Entering Tibet from the Chinese mainland is illegal at most times and only possible during short periods.
Some weeks before, some traveler in Pakistan had told me that Tibet might be open – he wasn’t sure. I decided to give it a try, expecting to be turned back by the Chinese army, but ready to sneak in nevertheless. After all, hard currency can open doors.
Halfway from Golmud to Lhasa we gained altitude, slowly climbing up to the High Plateau of Tibet at about 4000 meter. At this altitude you’re subject to Acute Mountain Sickness (AMS), an illness caused by lack of oxygen.
You feel dizzy, tired, nauseated – in short, you feel really sick. In higher altitudes, AMS can lead to death through blood in your lungs. Not everybody is affected, and slow acclimatisation reduces the chance of getting it, as mountain climbers know.
I felt the typical signs of the beginnings of AMS when we reached the High Plateau. In Peru and Bolivia, where I had climbed to similar altitudes, I took leaves of the Coca plant, which is the base of cocaine, along with a small pebble to erase fatigue, pain and weakness (basically it anesthetizes your brain).
In the Andes, a bag of coca leaves is essential equipment for all locals and most foreigners.
Unfortunately they don’t grow coca in Tibet (maybe there’s a business idea here!). So AMS hit me straight on. When we stopped for the night, I was totally nauseated, dead-tired after getting up before sunrise for over two weeks and almost frozen stiff because the temperature had dropped below zero degrees Celsius.
I wasn’t really well prepared for some bargaining with the hotel manager whom I had to face now – an old, bald guy with sly eyes and a thick yak fur.
“Twenty yuan”, he said. At that time twenty yuan equalled about six US$.
The Chinese on our bus payed only ten yuan, as I could see. Even that was too much.
“No, ten yuan”, I answered. “It’s the same bed.”
No reaction.
For him, I could have frozen to death out there. He wasn’t into bargaining at all. I tried a few more times, without results.
Then I looked for the bus driver and tried to convince him to let me sleep inside the bus. He didn’t even understand what I meant.

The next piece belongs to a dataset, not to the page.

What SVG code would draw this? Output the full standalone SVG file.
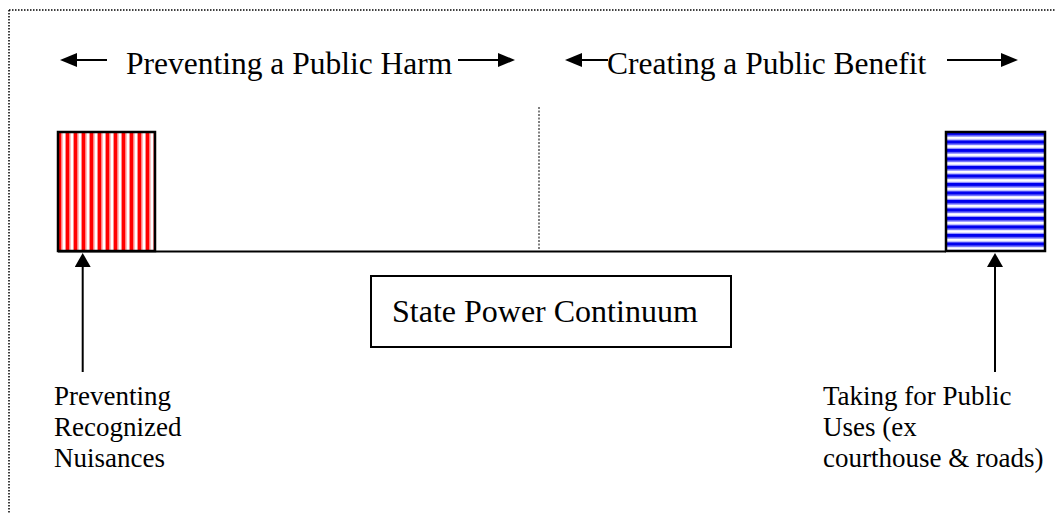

So I had to accept defeat. Somehow my bargaining position wasn’t very good, at midnight with -10 degrees Celsius, a burning headache, and insufficient clothing.
For twenty yuan I got a bed that didn’t earn its name in a room without light and water.
The entire hotel was locked at night, with all windows shut tight. There was no way to leave the building. One guest used the letterbox slot to relieve himself…
I did not sleep well. Although I had two additional bad smelling yak hides on top of my sleeping bag I was still freezing. Constantly I was afraid that the bus might leave at any moment – without me, but with my backpack which had stayed with everybody else’s luggage on top of the bus.
At six in the morning the room attendant awoke us by shouting some Chinese at us. In less then five minutes I was ready to go and slid in the darkness towards the bus.
About five centimeter of snow had fallen during the night, enough to turn the fifty meters to the bus into a skating rink.
Once inside the bus I relaxed. Oddly enough, it was much warmer than I thought it would be, only the windows were frozen. It took three hours until the sun had melted the ice.
The trip itself was boring – except of thousands of yaks and the occasional heap of stones with praying flags on top there is nothing to see on the Tibetan High Plateau.
Fifteen hours and one flat tire later we rolled into Lhasa. I didn’t care at all. All I wanted to do was sleep.
Lhasa is fascinating. Tibetan pilgrims come from everywhere to see the sacred shrines. Many of these pilgrim journeys take months, as people walk – and sometimes even lie down, stand up, make a step, lie down, … – to cover the entire distance with the length of their bodies.
Lhasa has spectacular temples and buildings.